- What the task requires -
Draw out every line with the word "matplotlib" from the listing below.

───── Stored data

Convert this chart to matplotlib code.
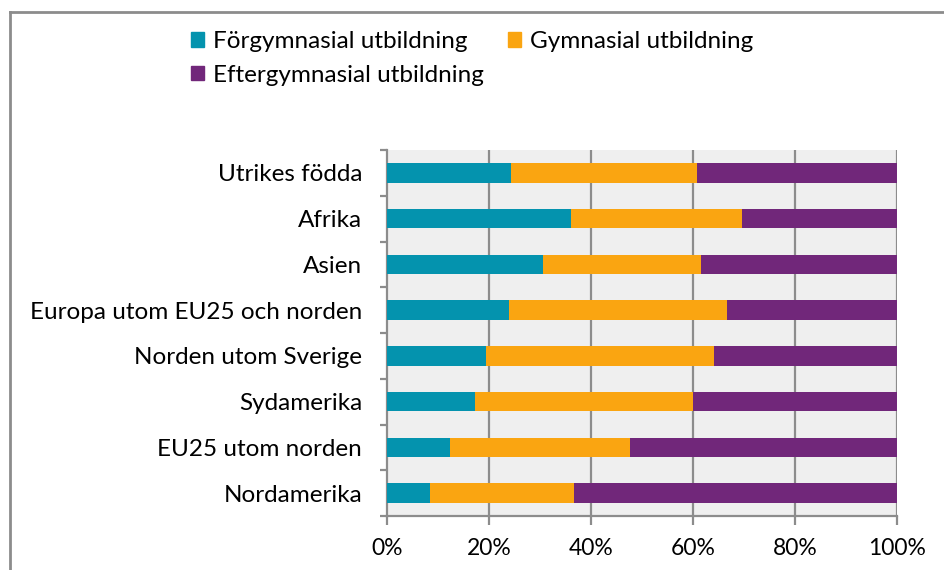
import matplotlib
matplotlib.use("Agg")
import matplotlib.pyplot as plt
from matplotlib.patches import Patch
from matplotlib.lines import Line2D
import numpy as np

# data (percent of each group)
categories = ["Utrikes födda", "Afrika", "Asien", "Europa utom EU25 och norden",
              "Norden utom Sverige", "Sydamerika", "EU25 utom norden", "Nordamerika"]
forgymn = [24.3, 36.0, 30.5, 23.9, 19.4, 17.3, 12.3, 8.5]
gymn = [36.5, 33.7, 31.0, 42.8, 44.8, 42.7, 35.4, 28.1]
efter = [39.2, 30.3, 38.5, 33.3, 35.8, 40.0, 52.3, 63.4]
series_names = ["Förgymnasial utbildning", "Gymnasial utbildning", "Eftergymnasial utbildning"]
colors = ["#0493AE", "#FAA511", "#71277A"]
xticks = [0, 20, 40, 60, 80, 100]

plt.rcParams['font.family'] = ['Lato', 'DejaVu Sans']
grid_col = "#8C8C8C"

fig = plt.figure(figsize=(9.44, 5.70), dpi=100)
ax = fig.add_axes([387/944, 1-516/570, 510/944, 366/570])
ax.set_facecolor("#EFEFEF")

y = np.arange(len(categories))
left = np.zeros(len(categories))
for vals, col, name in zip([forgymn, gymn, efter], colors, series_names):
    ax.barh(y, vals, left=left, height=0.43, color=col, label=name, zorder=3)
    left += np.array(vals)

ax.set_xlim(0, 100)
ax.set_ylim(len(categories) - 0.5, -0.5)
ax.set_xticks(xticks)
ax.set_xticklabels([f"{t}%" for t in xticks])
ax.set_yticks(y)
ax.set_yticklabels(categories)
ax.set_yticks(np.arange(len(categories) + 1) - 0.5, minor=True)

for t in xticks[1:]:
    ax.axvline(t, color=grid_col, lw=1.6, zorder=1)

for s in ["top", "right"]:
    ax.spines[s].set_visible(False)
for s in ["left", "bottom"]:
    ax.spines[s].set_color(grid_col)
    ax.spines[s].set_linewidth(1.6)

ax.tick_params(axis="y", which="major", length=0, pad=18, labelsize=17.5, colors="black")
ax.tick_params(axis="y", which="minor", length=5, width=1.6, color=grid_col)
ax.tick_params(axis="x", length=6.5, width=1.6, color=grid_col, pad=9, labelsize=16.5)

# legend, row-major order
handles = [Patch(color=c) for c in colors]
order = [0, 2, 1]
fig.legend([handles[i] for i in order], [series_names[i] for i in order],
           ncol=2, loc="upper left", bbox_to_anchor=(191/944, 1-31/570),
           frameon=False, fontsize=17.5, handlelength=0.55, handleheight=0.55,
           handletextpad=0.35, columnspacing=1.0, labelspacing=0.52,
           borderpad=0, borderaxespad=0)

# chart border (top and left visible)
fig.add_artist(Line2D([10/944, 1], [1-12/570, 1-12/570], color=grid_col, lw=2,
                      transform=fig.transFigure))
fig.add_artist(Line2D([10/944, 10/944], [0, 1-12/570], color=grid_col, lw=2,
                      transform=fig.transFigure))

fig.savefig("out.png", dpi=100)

──────────

- Response -
Convert this chart to matplotlib code.
import matplotlib
matplotlib.use("Agg")
import matplotlib.pyplot as plt
from matplotlib.patches import Patch
from matplotlib.lines import Line2D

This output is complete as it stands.